Paul Beatty's 'The Sellout' is first US Booker Prize winner

Paul Beatty, from the United States, winner of the 2016 Man Booker Prize for fiction poses for the media with his book "The Sellout" after the award ceremony in London, on Oct. 25, 2016.  (Alastair Grant / AP)
Paul Beatty, from the United States, winner of the 2016 Man Booker Prize for fiction poses for the media with his book “The Sellout” after the award ceremony in London, on Oct. 25, 2016. (Alastair Grant / AP)

LONDON (AP) _ Paul Beatty has won the Man Booker Prize for fiction with “The Sellout,” a stinging satire of race and class in the United States.

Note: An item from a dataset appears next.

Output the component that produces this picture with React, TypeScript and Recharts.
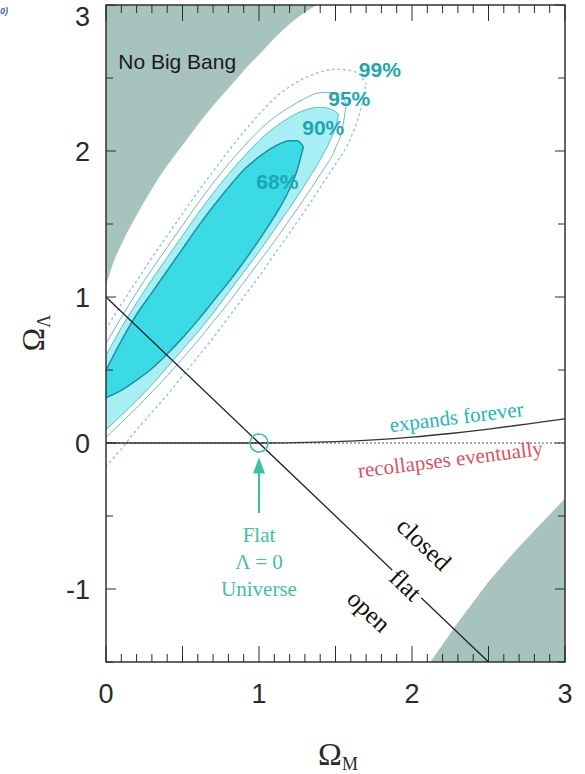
import { ComposedChart, XAxis, YAxis, Area, Line, ReferenceDot, ReferenceArea, ReferenceLine } from 'recharts';

const WIDTH = 585;
const HEIGHT = 774;
const MARGIN = { top: 5, right: 20, bottom: 0, left: 0 };
const Y_AXIS_W = 106;
const X_AXIS_H = 112;
const PLOT_W = WIDTH - MARGIN.left - MARGIN.right - Y_AXIS_W;
const PLOT_H = HEIGHT - MARGIN.top - MARGIN.bottom - X_AXIS_H;

// axes
const xTicks = Array.from({ length: 31 }, (_, i) => i / 10);
const yTicks = [-1.5, -1, -0.5, 0, 0.5, 1, 1.5, 2, 2.5, 3];
const xLabels = [0, 1, 2, 3];
const yLabels = [-1, 0, 1, 2, 3];

// confidence contours: x, lower edge, upper edge
const c68X = [0, 0.1, 0.2, 0.3, 0.4, 0.5, 0.6, 0.7, 0.8, 0.9, 1.0, 1.1, 1.2, 1.25, 1.29];
const c68Lo = [0.31, 0.36, 0.43, 0.51, 0.61, 0.72, 0.84, 0.97, 1.1, 1.24, 1.39, 1.55, 1.74, 1.87, 2.03];
const c68Hi = [0.5, 0.7, 0.88, 1.03, 1.18, 1.33, 1.48, 1.62, 1.75, 1.87, 1.96, 2.03, 2.07, 2.07, 2.03];

const c90X = [0, 0.1, 0.2, 0.3, 0.4, 0.5, 0.6, 0.7, 0.8, 0.9, 1.0, 1.1, 1.2, 1.3, 1.4, 1.46, 1.5, 1.52];
const c90Lo = [0.09, 0.19, 0.29, 0.4, 0.52, 0.64, 0.76, 0.89, 1.03, 1.17, 1.31, 1.46, 1.61, 1.77, 1.94, 2.06, 2.16, 2.25];
const c90Hi = [0.6, 0.79, 0.96, 1.12, 1.27, 1.42, 1.57, 1.71, 1.84, 1.96, 2.07, 2.16, 2.23, 2.28, 2.3, 2.29, 2.27, 2.25];

const c95X = [0, 0.1, 0.2, 0.3, 0.4, 0.5, 0.6, 0.7, 0.8, 0.9, 1.0, 1.1, 1.2, 1.3, 1.4, 1.5, 1.55, 1.57];
const c95Lo = [0.04, 0.14, 0.24, 0.35, 0.46, 0.58, 0.7, 0.83, 0.96, 1.1, 1.24, 1.38, 1.53, 1.68, 1.84, 2.02, 2.18, 2.32];
const c95Hi = [0.68, 0.86, 1.03, 1.19, 1.34, 1.49, 1.64, 1.78, 1.91, 2.03, 2.14, 2.23, 2.3, 2.36, 2.4, 2.4, 2.37, 2.32];

const c99X = [0, 0.1, 0.2, 0.3, 0.4, 0.5, 0.6, 0.7, 0.8, 0.9, 1.0, 1.1, 1.2, 1.3, 1.4, 1.5, 1.6, 1.66, 1.7];
const c99Lo = [-0.16, -0.04, 0.09, 0.21, 0.33, 0.46, 0.59, 0.72, 0.86, 1.0, 1.14, 1.29, 1.44, 1.59, 1.75, 1.91, 2.09, 2.27, 2.46];
const c99Hi = [0.78, 0.95, 1.11, 1.27, 1.42, 1.57, 1.72, 1.86, 2.0, 2.13, 2.25, 2.36, 2.44, 2.5, 2.54, 2.56, 2.55, 2.52, 2.46];

// excluded regions
const noBangX = [0, 0.05, 0.1, 0.2, 0.3, 0.4, 0.5, 0.6, 0.7, 0.8, 0.9, 1.0, 1.1, 1.2, 1.3, 1.38];
const noBangEdge = [1.08, 1.24, 1.36, 1.56, 1.74, 1.9, 2.04, 2.18, 2.31, 2.43, 2.55, 2.66, 2.77, 2.87, 2.95, 3.0];
const cornerX = [2.12, 2.3, 2.5, 2.7, 2.9, 3.0];
const cornerEdge = [-1.5, -1.23, -0.95, -0.71, -0.49, -0.38];

// lines
const flatX = [0, 2.5];
const flatY = [1, -1.5];
const foreverX = [0, 1, 1.25, 1.5, 1.75, 2, 2.25, 2.5, 2.75, 3];
const foreverY = [0, 0, 0.003, 0.01, 0.022, 0.04, 0.065, 0.095, 0.13, 0.165];
const zeroX = [0, 3];
const zeroY = [0, 0];

const band = (xs: number[], lo: number[], hi: number[]) => xs.map((x, i) => ({ x, r: [lo[i], hi[i]] }));
const pts = (xs: number[], ys: number[]) => xs.map((x, i) => ({ x, y: ys[i] }));

const SANS = '"Liberation Sans", Arial, sans-serif';
const SERIF = '"Liberation Serif", "Times New Roman", serif';
const INK = '#2a2a2a';
const TEAL = '#1ea6b0';
const GREEN = '#3cc2a2';

const near = (a: number, b: number) => Math.abs(a - b) < 1e-6;

function XTick(props: any) {
  const { x, y, payload } = props;
  const v = payload.value;
  const len = near(v * 2, Math.round(v * 2)) ? 16 : 8;
  const label = xLabels.some((l) => near(l, v));
  return (
    <g>
      <line x1={x} y1={y} x2={x} y2={y - len} stroke={INK} strokeWidth={1} />
      <line x1={x} y1={y - PLOT_H} x2={x} y2={y - PLOT_H + len} stroke={INK} strokeWidth={1} />
      {label && (
        <text x={x} y={y + 41} textAnchor="middle" fontFamily={SANS} fontSize={27} fill={INK}>
          {v}
        </text>
      )}
    </g>
  );
}

function YTick(props: any) {
  const { x, y, payload } = props;
  const v = payload.value;
  const len = near(v, Math.round(v)) ? 10 : 7;
  const label = yLabels.some((l) => near(l, v));
  return (
    <g>
      <line x1={x} y1={y} x2={x + len} y2={y} stroke={INK} strokeWidth={1} />
      <line x1={x + PLOT_W} y1={y} x2={x + PLOT_W - len} y2={y} stroke={INK} strokeWidth={1} />
      {label && (
        <text x={x - 16} y={Math.max(y, 16) + 10} textAnchor="end" fontFamily={SANS} fontSize={27} fill={INK}>
          {v}
        </text>
      )}
    </g>
  );
}

function note(x: number, y: number, text: string, style: any, rotate = 0, anchor = 'middle') {
  return (
    <ReferenceDot
      x={x}
      y={y}
      r={0}
      shape={(p: any) => (
        <text
          x={p.cx}
          y={p.cy}
          dy="0.35em"
          textAnchor={anchor}
          transform={rotate ? `rotate(${rotate} ${p.cx} ${p.cy})` : undefined}
          {...style}
        >
          {text}
        </text>
      )}
    />
  );
}

const pctStyle = { fontFamily: SANS, fontSize: 21, fontWeight: 'bold', fill: TEAL };
const serifStyle = { fontFamily: SERIF, fontSize: 25, fill: '#111' };
const flatNote = { fontFamily: SERIF, fontSize: 21, fill: GREEN };

export default function App() {
  return (
    <div style={{ position: 'absolute', left: 0, top: 0, width: WIDTH, height: HEIGHT, background: '#fff' }}>
      <ComposedChart width={WIDTH} height={HEIGHT} margin={MARGIN}>
        <XAxis
          dataKey="x"
          type="number"
          domain={[0, 3]}
          allowDataOverflow
          ticks={xTicks}
          interval={0}
          tickLine={false}
          axisLine={false}
          tickSize={0}
          tickMargin={0}
          height={X_AXIS_H}
          tick={XTick}
        />
        <YAxis
          type="number"
          domain={[-1.5, 3]}
          allowDataOverflow
          ticks={yTicks}
          interval={0}
          tickLine={false}
          axisLine={false}
          tickSize={0}
          tickMargin={0}
          width={Y_AXIS_W}
          tick={YTick}
        />

        <Area data={band(noBangX, noBangEdge, noBangEdge.map(() => 3))} dataKey="r" type="monotone" stroke="none" fill="#a7c3bd" fillOpacity={1} dot={false} activeDot={false} isAnimationActive={false} />
        <Area data={band(cornerX, cornerX.map(() => -1.5), cornerEdge)} dataKey="r" type="linear" stroke="none" fill="#a7c3bd" fillOpacity={1} dot={false} activeDot={false} isAnimationActive={false} />

        <Area data={band(c99X, c99Lo, c99Hi)} dataKey="r" type="monotone" stroke="#8cc6cc" strokeWidth={1.4} strokeDasharray="1.5 4" strokeLinecap="round" fill="none" dot={false} activeDot={false} isAnimationActive={false} />
        <Area data={band(c95X, c95Lo, c95Hi)} dataKey="r" type="monotone" stroke="#6fb9bf" strokeWidth={1} fill="none" dot={false} activeDot={false} isAnimationActive={false} />
        <Area data={band(c90X, c90Lo, c90Hi)} dataKey="r" type="monotone" stroke="#4fc2cb" strokeWidth={1} fill="#a8eff3" fillOpacity={1} dot={false} activeDot={false} isAnimationActive={false} />
        <Area data={band(c68X, c68Lo, c68Hi)} dataKey="r" type="monotone" stroke="#1b8fa5" strokeWidth={1.5} fill="#3bdbe6" fillOpacity={1} dot={false} activeDot={false} isAnimationActive={false} />

        <Line data={pts(zeroX, zeroY)} dataKey="y" type="linear" stroke="#555" strokeWidth={1.2} strokeDasharray="2 2" dot={false} activeDot={false} isAnimationActive={false} />
        <Line data={pts(foreverX, foreverY)} dataKey="y" type="monotone" stroke="#333" strokeWidth={1.3} dot={false} activeDot={false} isAnimationActive={false} />
        <Line data={pts(flatX, flatY)} dataKey="y" type="linear" stroke="#222" strokeWidth={1.3} dot={false} activeDot={false} isAnimationActive={false} />

        <ReferenceDot x={1} y={0} r={9} fill="none" stroke={GREEN} strokeWidth={1.5} />
        <ReferenceLine segment={[{ x: 1, y: -0.48 }, { x: 1, y: -0.17 }]} stroke={GREEN} strokeWidth={2} />
        <ReferenceDot
          x={1}
          y={-0.1}
          r={0}
          shape={(p: any) => (
            <polygon points={`${p.cx},${p.cy} ${p.cx - 6},${p.cy + 16} ${p.cx + 6},${p.cy + 16}`} fill={GREEN} />
          )}
        />

        {note(0.08, 2.61, 'No Big Bang', { fontFamily: SANS, fontSize: 21, fill: '#1a1a1a' }, 0, 'start')}
        {note(1.12, 1.79, '68%', pctStyle)}
        {note(1.42, 2.16, '90%', pctStyle)}
        {note(1.59, 2.36, '95%', pctStyle)}
        {note(1.79, 2.56, '99%', pctStyle)}

        {note(2.29, 0.18, 'expands forever', { fontFamily: SERIF, fontSize: 21, fill: '#22b4c2' }, -7)}
        {note(2.25, -0.11, 'recollapses eventually', { fontFamily: SERIF, fontSize: 21, fill: '#d65262' }, -7)}

        {note(2.08, -0.69, 'closed', serifStyle, 43.7)}
        {note(1.96, -0.97, 'flat', { ...serifStyle, stroke: '#fff', strokeWidth: 8, paintOrder: 'stroke' }, 43.7)}
        {note(1.72, -1.15, 'open', serifStyle, 43.7)}

        {note(1, -0.63, 'Flat', flatNote)}
        {note(1, -0.815, 'Λ = 0', flatNote)}
        {note(1, -1.0, 'Universe', flatNote)}

        <ReferenceArea x1={0} x2={3} y1={-1.5} y2={3} fill="none" fillOpacity={0} stroke="#333" strokeWidth={1.5} />
      </ComposedChart>

      <svg width={WIDTH} height={HEIGHT} style={{ position: 'absolute', left: 0, top: 0, pointerEvents: 'none' }}>
        <text x={0} y={14} fontFamily={SANS} fontSize={9} fontStyle="italic" fontWeight="bold" fill="#3d5fae">
          0)
        </text>
        <text transform="rotate(-90 44 333)" x={44} y={333} textAnchor="middle" fontFamily={SERIF} fontSize={32} fill={INK}>
          Ω<tspan dy={6} fontSize={18}>Λ</tspan>
        </text>
        <text x={338} y={765} textAnchor="middle" fontFamily={SERIF} fontSize={32} fill={INK}>
          Ω<tspan dy={5} fontSize={18}>M</tspan>
        </text>
      </svg>
    </div>
  );
}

He is the first American novelist to take the prestigious literary award.
Judges said Beatty’s provocative book was a satire to rank with the classics, and as timely as the evening news.
“The Sellout” centers on Bonbon, an African American man on trial at the Supreme Court for attempting to reinstate slavery and racial segregation.
Beatty, 54, was awarded the 50,000 pound ($61,000) prize Tuesday by Prince Charles’ wife, Camilla, Duchess of Cornwall, during a black-tie ceremony at London’s medieval Guildhall.
Founded in 1969 and previously open only to writers from Britain, Ireland and the Commonwealth, the Booker expanded in 2014 to include all English-language authors.